** Begin Records shown **

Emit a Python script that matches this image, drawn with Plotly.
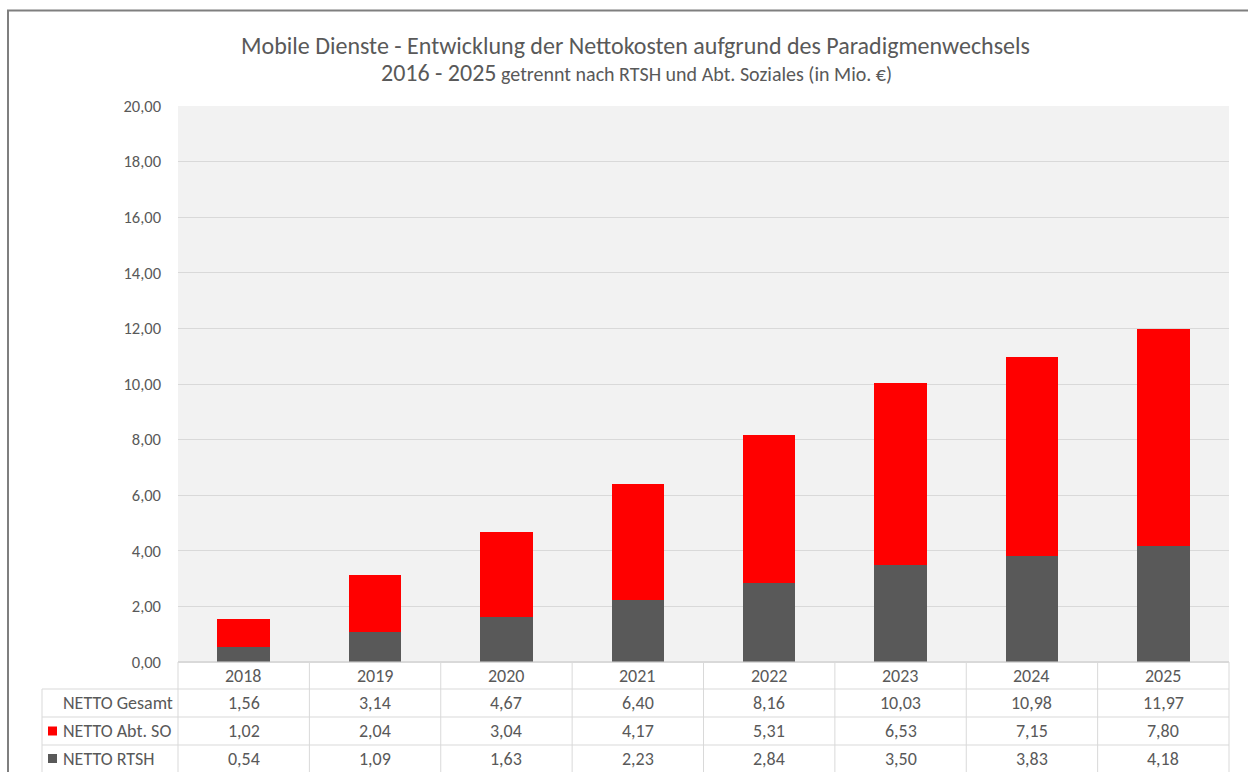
import plotly.graph_objects as go

years = ["2018", "2019", "2020", "2021", "2022", "2023", "2024", "2025"]
netto_gesamt = [1.56, 3.14, 4.67, 6.40, 8.16, 10.03, 10.98, 11.97]
netto_abt_so = [1.02, 2.04, 3.04, 4.17, 5.31, 6.53, 7.15, 7.80]
netto_rtsh = [0.54, 1.09, 1.63, 2.23, 2.84, 3.50, 3.83, 4.18]
y_ticks = [0, 2, 4, 6, 8, 10, 12, 14, 16, 18, 20]

W, H = 1248, 772
L, R, T, B = 178, 1229, 106, 662
FONT = "Carlito, Lato, 'Liberation Sans', sans-serif"
TXT = "#595959"
GRID = "#d9d9d9"
RED = "#ff0000"
DARK = "#595959"
TABLE_FS = 18

def px(x):
    return (x - L) / (R - L)

def py(y):
    return (B - y) / (B - T)

n = len(years)

def col_x(i):
    return L + (R - L) * i / n

fig = go.Figure()
fig.add_trace(go.Bar(x=years, y=netto_rtsh, name="NETTO RTSH",
                     marker=dict(color=DARK, line=dict(width=0)), width=0.4))
fig.add_trace(go.Bar(x=years, y=netto_abt_so, name="NETTO Abt. SO",
                     marker=dict(color=RED, line=dict(width=0)), width=0.4))

shapes = []
annotations = []

# outer frame (top and left)
shapes.append(dict(type="line", xref="paper", yref="paper", x0=px(7), x1=px(W + 2), y0=py(10.5), y1=py(10.5),
                   line=dict(color="#7f7f7f", width=2)))
shapes.append(dict(type="line", xref="paper", yref="paper", x0=px(8), x1=px(8), y0=py(10), y1=py(H + 2),
                   line=dict(color="#7f7f7f", width=2)))

# data table
row_lines = [662, 689, 717, 745]
row_centers = [675.5, 703, 731, 758.5]
for k, yl in enumerate(row_lines):
    x0 = L if k == 0 else 42
    shapes.append(dict(type="line", xref="paper", yref="paper", x0=px(x0), x1=px(R), y0=py(yl), y1=py(yl),
                       line=dict(color=GRID, width=1)))
for i in range(n + 1):
    xv = col_x(i)
    shapes.append(dict(type="line", xref="paper", yref="paper", x0=px(xv), x1=px(xv), y0=py(662), y1=py(H + 5),
                       line=dict(color=GRID, width=1)))
shapes.append(dict(type="line", xref="paper", yref="paper", x0=px(42), x1=px(42), y0=py(689), y1=py(H + 5),
                   line=dict(color=GRID, width=1)))

def fmt(v):
    return f"{v:.2f}".replace(".", ",")

rows = [years, [fmt(v) for v in netto_gesamt], [fmt(v) for v in netto_abt_so], [fmt(v) for v in netto_rtsh]]
for r, vals in enumerate(rows):
    for i, v in enumerate(vals):
        annotations.append(dict(xref="paper", yref="paper", x=px(col_x(i) + (R - L) / n / 2), y=py(row_centers[r]),
                                text=v, showarrow=False, xanchor="center", yanchor="middle",
                                font=dict(family=FONT, size=TABLE_FS, color=TXT)))

labels = ["NETTO Gesamt", "NETTO Abt. SO", "NETTO RTSH"]
markers = [None, RED, DARK]
for r, (lab, mc) in enumerate(zip(labels, markers)):
    yc = row_centers[r + 1]
    annotations.append(dict(xref="paper", yref="paper", x=px(61), y=py(yc), text=lab, showarrow=False,
                            xanchor="left", yanchor="middle", font=dict(family=FONT, size=TABLE_FS, color=TXT)))
    if mc:
        shapes.append(dict(type="rect", xref="paper", yref="paper", x0=px(48), x1=px(57),
                           y0=py(yc - 4.5), y1=py(yc + 4.5), fillcolor=mc, line=dict(width=0)))

# title
annotations.append(dict(xref="paper", yref="paper", x=px(635), y=py(45),
                        text="Mobile Dienste - Entwicklung der Nettokosten aufgrund des Paradigmenwechsels",
                        showarrow=False, xanchor="center", yanchor="middle",
                        font=dict(family=FONT, size=24, color=TXT)))
annotations.append(dict(xref="paper", yref="paper", x=px(636), y=py(73),
                        text="<span style='font-size:24px'>2016 - 2025</span> <span style='font-size:20px'>getrennt nach RTSH und Abt. Soziales (in Mio. €)</span>",
                        showarrow=False, xanchor="center", yanchor="middle",
                        font=dict(family=FONT, size=20, color=TXT)))

fig.update_layout(
    width=W, height=H,
    margin=dict(l=L, r=W - R, t=T, b=H - B, pad=0),
    paper_bgcolor="white", plot_bgcolor="#f2f2f2",
    barmode="stack", bargap=0.6, showlegend=False,
    separators=",.",
    font=dict(family=FONT, color=TXT, size=16),
    shapes=shapes, annotations=annotations,
    hovermode=False,
    xaxis=dict(showticklabels=False, ticks="", showgrid=False, showline=False, zeroline=False,
               range=[-0.5, n - 0.5]),
    yaxis=dict(range=[0, 20], tickvals=y_ticks, tickformat=".2f", showgrid=True, gridcolor=GRID,
               gridwidth=1, zeroline=True, zerolinecolor=GRID, showline=False, ticks="",
               ticklabelstandoff=16, tickfont=dict(family=FONT, size=16.5, color=TXT)),
)

fig.write_html("out.html", config={"displayModeBar": False},
               post_script="document.body.style.margin='0';document.body.style.overflow='hidden';")
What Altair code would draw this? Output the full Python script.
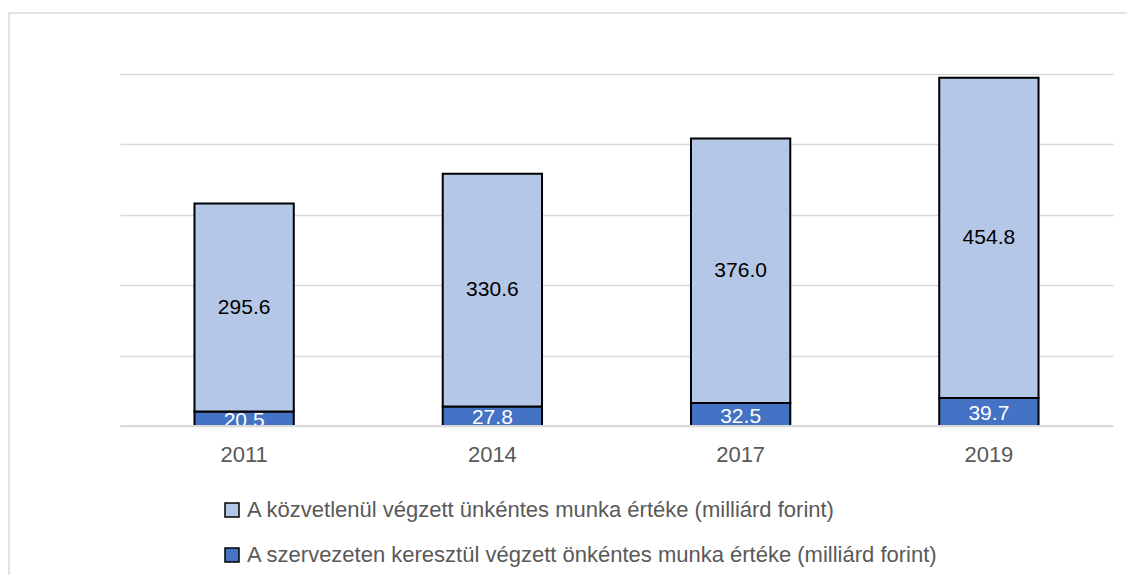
import altair as alt
import pandas as pd

years = ["2011", "2014", "2017", "2019"]
direct_values = [295.6, 330.6, 376.0, 454.8]
org_values = [20.5, 27.8, 32.5, 39.7]
series_direct = "A közvetlenül végzett ünkéntes munka értéke (milliárd forint)"
series_org = "A szervezeten keresztül végzett önkéntes munka értéke (milliárd forint)"
y_ticks = [0, 100, 200, 300, 400, 500]

rows = []
for y, d, o in zip(years, direct_values, org_values):
    rows.append({"year": y, "series": series_org, "value": o, "ord": 0})
    rows.append({"year": y, "series": series_direct, "value": d, "ord": 1})
df = pd.DataFrame(rows)

FONT = "Liberation Sans"
LIGHT = "#b4c7e7"
DARK = "#4472c4"

base = alt.Chart(df)

x_enc = alt.X(
    "year:N",
    sort=years,
    title=None,
    scale=alt.Scale(paddingInner=0.6, paddingOuter=0.3),
    axis=alt.Axis(
        labelAngle=0, ticks=False, domain=False, labelFontSize=22,
        labelColor="#595959", labelFont=FONT, labelPadding=18, grid=False,
    ),
)

y_scale = alt.Scale(domain=[0, 500], nice=False)

bars = base.mark_bar(stroke="black", strokeWidth=2).encode(
    x=x_enc,
    y=alt.Y(
        "value:Q",
        stack="zero",
        title=None,
        scale=y_scale,
        axis=alt.Axis(
            values=y_ticks, labels=False, ticks=False, domain=False,
            grid=True, gridColor="#d9d9d9", gridWidth=1.5,
        ),
    ),
    color=alt.Color(
        "series:N",
        scale=alt.Scale(domain=[series_direct, series_org], range=[LIGHT, DARK]),
        legend=alt.Legend(
            title=None, orient="none", legendX=101, legendY=425,
            direction="vertical", symbolType="square", symbolSize=196,
            symbolStrokeColor="black", symbolStrokeWidth=1.5,
            labelFontSize=22, labelColor="#595959", labelFont=FONT,
            labelOffset=4, rowPadding=23, padding=0, labelLimit=1000,
        ),
    ),
    order=alt.Order("ord:Q"),
)

stacked = base.transform_stack(
    stack="value", groupby=["year"], as_=["y0", "y1"],
    sort=[alt.SortField("ord", order="ascending")],
).transform_calculate(mid="(datum.y0 + datum.y1) / 2")

labels_light = stacked.transform_filter(alt.datum.ord == 1).mark_text(
    fontSize=21, font=FONT, color="black", baseline="middle"
).encode(
    x=alt.X("year:N", sort=years),
    y=alt.Y("mid:Q"),
    text=alt.Text("value:Q", format=".1f"),
)

labels_dark = stacked.transform_filter(alt.datum.ord == 0).mark_text(
    fontSize=21, font=FONT, color="white", baseline="middle", dy=2
).encode(
    x=alt.X("year:N", sort=years),
    y=alt.Y("mid:Q"),
    text=alt.Text("value:Q", format=".1f"),
)

frame_df = pd.DataFrame({"a": [0]})
baseline = alt.Chart(frame_df).mark_rule(color="#d9d9d9", strokeWidth=2).encode(
    x=alt.value(0), x2=alt.value(993), y=alt.datum(0, scale=y_scale)
)
frame = alt.Chart(frame_df).mark_rect(
    fill="transparent", stroke="#d9d9d9", strokeWidth=1.5
).encode(
    x=alt.value(-111), x2=alt.value(1300), y=alt.value(-61), y2=alt.value(700)
)

chart = alt.layer(bars, labels_light, labels_dark, baseline, frame).properties(
    width=993,
    height=352,
    autosize=alt.AutoSizeParams(type="none"),
    padding={"left": 112, "top": 66, "right": 14, "bottom": 149},
    background="white",
).configure_view(strokeWidth=0, stroke="transparent")

chart.save("out.html", embed_options={"renderer": "svg", "actions": False})
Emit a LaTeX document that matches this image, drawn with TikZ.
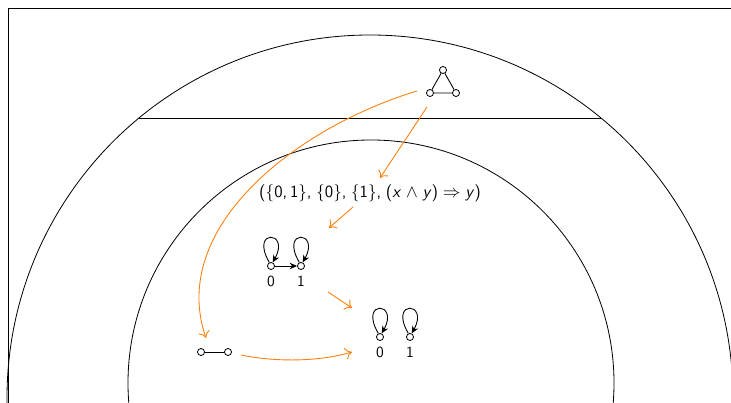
\documentclass[tikz,border=0pt]{standalone}
\usetikzlibrary{arrows.meta}
\definecolor{orng}{RGB}{255,127,14}
\begin{document}
\begin{tikzpicture}[x=0.68pt,y=0.68pt,
  vtx/.style={circle,draw,fill=white,inner sep=0pt,minimum size=4.8pt,line width=0.55pt},
  lbl/.style={font=\fontsize{10.5}{12}\selectfont\sffamily,inner sep=0pt},
  biglbl/.style={font=\fontsize{11.6}{14}\selectfont\sffamily,inner sep=0pt},
  edgeline/.style={line width=0.6pt},
  flow/.style={draw=orng,line width=0.6pt,-{To[length=4.5pt,width=8pt]}},
  selfloop/.style={edgeline,-{Stealth[length=5pt,width=4.4pt]}},
  arc/.style={line width=0.55pt}
]
\useasboundingbox (0,0) rectangle (731,-403);
\clip (0,0) rectangle (731,-403);
% frame and regions
\draw[line width=0.65pt] (8,-8) rectangle (760,-430);
\draw[arc] (370,-398) circle (363);
\draw[arc] (371,-383) circle (243);
\coordinate (c1) at (139,-118);
\coordinate (c2) at (601,-118);
\draw[arc] (c1) -- (c2);
% triangle graph
\node[vtx] (t1) at (443,-70) {};
\node[vtx] (t2) at (430,-93) {};
\node[vtx] (t3) at (456,-93) {};
\draw[edgeline] (t1) -- (t2) -- (t3) -- (t1);
% single edge graph
\node[vtx] (e1) at (201,-352) {};
\node[vtx] (e2) at (228,-352) {};
\draw[edgeline] (e1) -- (e2);
% text
\node[biglbl] (txt) at (370,-193) {(\{0,\,1\},\;\{0\},\;\{1\},\;(\textit{x}\;$\wedge$\;\textit{y})\;$\Rightarrow$\;\textit{y})};
% graph A
\node[vtx] (a0) at (271,-266) {};
\node[vtx] (a1) at (301,-266) {};
\node[lbl] (la0) at (271,-281) {0};
\node[lbl] (la1) at (301,-281) {1};
\draw[edgeline,-{Stealth[length=5pt,width=4.4pt]}] (a0) -- (a1);
\draw[selfloop] (a0.115) .. controls +(-20,34) and +(18,32) .. (a0.65);
\draw[selfloop] (a1.115) .. controls +(-20,34) and +(18,32) .. (a1.65);
% graph B
\node[vtx] (b0) at (380,-337) {};
\node[vtx] (b1) at (410,-337) {};
\node[lbl] (lb0) at (380,-352) {0};
\node[lbl] (lb1) at (410,-352) {1};
\draw[selfloop] (b0.115) .. controls +(-20,34) and +(18,32) .. (b0.65);
\draw[selfloop] (b1.115) .. controls +(-20,34) and +(18,32) .. (b1.65);
% orange arrows
\coordinate (s1) at (417,-91);  \coordinate (f1) at (206,-338);
\coordinate (s2) at (427,-107); \coordinate (f2) at (380,-178);
\coordinate (s3) at (353,-207); \coordinate (f3) at (329,-228);
\coordinate (s4) at (328,-292); \coordinate (f4) at (352,-308);
\coordinate (s5) at (241,-355); \coordinate (f5) at (352,-352);
\draw[flow] (s1) .. controls (295,-128) and (168,-228) .. (f1);
\draw[flow] (s2) -- (f2);
\draw[flow] (s3) -- (f3);
\draw[flow] (s4) -- (f4);
\draw[flow] (s5) .. controls (275,-362) and (318,-362) .. (f5);
\end{tikzpicture}
\end{document}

** End Records shown **

** Instructions for the task **
Filter out all lines lacking the word "drawn" and copy the rest.

** Result of the exercise **
Emit a Python script that matches this image, drawn with Plotly.
Emit a LaTeX document that matches this image, drawn with TikZ.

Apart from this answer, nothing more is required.